*Goal*. Look through the lines below and extract any with the word "this".

*Raw records*.
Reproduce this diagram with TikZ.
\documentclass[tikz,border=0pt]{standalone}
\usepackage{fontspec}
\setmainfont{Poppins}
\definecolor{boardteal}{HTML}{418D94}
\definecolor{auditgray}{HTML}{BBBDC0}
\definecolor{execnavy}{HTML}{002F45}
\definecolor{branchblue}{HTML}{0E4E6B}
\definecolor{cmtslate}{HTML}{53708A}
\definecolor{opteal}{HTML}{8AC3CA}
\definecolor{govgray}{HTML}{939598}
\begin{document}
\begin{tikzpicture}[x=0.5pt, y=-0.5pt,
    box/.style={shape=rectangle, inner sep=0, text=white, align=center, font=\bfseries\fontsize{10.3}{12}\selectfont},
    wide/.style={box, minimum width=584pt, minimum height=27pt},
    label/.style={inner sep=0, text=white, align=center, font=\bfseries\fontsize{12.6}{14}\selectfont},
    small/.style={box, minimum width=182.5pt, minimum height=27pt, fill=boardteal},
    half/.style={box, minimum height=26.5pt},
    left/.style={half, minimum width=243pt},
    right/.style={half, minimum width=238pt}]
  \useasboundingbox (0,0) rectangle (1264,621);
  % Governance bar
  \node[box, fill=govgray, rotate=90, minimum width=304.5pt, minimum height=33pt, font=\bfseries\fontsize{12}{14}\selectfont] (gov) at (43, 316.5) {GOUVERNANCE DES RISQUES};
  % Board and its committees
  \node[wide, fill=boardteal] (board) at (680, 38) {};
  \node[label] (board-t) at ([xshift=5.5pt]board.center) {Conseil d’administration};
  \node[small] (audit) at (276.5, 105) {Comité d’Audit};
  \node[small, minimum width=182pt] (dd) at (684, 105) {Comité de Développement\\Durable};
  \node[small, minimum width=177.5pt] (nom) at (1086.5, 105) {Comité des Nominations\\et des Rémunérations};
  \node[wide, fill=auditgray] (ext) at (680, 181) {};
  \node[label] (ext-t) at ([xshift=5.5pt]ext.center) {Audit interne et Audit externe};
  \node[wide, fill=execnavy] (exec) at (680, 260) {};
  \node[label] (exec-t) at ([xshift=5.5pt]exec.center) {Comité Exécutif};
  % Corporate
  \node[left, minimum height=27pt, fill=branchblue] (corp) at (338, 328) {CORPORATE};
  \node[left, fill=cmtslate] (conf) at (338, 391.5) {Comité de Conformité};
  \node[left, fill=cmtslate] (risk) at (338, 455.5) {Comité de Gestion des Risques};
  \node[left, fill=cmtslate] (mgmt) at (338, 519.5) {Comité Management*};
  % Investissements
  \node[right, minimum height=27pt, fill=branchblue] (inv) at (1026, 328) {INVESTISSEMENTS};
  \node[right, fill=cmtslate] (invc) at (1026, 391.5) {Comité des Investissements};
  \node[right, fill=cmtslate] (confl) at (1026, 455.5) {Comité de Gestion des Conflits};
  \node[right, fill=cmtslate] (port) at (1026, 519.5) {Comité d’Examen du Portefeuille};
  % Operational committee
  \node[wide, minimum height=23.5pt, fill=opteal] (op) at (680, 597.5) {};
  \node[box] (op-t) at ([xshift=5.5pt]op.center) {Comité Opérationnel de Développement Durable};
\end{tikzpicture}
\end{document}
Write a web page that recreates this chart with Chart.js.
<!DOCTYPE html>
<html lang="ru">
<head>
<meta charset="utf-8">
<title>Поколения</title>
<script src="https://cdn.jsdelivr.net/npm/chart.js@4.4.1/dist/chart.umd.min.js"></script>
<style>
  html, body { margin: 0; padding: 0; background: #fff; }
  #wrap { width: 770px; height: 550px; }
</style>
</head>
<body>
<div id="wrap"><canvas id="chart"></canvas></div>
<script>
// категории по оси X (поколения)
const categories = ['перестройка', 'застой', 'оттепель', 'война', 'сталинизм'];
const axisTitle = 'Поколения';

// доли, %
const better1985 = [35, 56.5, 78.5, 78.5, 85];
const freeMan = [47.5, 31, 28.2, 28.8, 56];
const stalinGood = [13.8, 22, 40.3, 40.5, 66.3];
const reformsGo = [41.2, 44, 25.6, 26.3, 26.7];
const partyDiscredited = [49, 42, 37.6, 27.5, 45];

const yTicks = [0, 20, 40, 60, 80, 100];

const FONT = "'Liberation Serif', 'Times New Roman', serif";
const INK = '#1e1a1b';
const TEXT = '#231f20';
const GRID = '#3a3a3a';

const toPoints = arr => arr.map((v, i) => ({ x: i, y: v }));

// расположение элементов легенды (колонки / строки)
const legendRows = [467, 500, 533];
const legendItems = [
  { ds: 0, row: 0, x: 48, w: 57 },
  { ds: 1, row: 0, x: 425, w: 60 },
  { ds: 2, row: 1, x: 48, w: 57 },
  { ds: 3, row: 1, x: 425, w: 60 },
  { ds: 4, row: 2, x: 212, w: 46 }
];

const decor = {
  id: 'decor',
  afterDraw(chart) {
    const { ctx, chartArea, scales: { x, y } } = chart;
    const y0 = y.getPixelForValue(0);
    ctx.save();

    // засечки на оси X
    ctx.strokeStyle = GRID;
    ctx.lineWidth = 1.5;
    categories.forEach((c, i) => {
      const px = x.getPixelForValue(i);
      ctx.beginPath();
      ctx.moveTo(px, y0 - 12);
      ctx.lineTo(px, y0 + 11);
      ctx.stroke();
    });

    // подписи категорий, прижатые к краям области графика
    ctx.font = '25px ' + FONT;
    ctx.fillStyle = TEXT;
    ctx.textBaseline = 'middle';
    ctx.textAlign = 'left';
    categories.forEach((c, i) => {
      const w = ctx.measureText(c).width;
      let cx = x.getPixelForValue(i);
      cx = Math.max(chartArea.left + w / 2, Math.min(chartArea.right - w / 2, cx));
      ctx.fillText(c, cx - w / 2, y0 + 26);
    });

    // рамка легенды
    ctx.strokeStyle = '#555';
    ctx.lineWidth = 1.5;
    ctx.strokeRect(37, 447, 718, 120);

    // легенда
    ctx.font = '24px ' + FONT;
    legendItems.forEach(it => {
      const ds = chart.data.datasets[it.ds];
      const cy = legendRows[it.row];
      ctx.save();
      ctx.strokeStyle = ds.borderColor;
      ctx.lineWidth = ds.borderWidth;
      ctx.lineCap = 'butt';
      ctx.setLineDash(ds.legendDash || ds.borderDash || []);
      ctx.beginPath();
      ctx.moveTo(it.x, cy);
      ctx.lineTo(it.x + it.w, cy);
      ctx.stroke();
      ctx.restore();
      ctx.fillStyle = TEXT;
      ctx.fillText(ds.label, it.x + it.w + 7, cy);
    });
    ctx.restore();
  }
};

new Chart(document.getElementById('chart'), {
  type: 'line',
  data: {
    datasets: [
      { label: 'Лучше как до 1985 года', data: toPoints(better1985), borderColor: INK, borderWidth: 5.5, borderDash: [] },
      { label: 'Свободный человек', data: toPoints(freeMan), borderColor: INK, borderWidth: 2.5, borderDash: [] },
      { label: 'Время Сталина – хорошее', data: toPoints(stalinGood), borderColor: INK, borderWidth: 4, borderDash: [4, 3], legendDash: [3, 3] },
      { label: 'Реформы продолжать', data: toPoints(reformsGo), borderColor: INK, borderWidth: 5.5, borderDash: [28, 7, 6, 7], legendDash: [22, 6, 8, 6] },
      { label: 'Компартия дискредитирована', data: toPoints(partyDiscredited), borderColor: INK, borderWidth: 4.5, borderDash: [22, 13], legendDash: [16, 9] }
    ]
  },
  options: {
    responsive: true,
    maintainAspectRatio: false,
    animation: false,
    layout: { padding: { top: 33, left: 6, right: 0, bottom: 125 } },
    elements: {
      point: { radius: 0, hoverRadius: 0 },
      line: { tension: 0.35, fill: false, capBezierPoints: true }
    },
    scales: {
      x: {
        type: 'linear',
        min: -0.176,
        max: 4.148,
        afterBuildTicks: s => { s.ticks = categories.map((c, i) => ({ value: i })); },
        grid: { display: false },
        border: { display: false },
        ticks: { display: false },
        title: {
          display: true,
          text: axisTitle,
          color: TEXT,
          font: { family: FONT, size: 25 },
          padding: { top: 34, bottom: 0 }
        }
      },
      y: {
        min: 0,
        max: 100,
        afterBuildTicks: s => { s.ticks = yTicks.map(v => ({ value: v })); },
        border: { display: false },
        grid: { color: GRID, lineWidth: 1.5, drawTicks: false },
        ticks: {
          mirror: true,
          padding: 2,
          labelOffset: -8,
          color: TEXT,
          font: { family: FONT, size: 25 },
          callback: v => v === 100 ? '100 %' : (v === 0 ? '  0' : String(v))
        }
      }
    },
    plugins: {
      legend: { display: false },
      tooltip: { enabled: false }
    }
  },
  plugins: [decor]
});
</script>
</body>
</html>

*Finished task*.
Reproduce this diagram with TikZ.
Write a web page that recreates this chart with Chart.js.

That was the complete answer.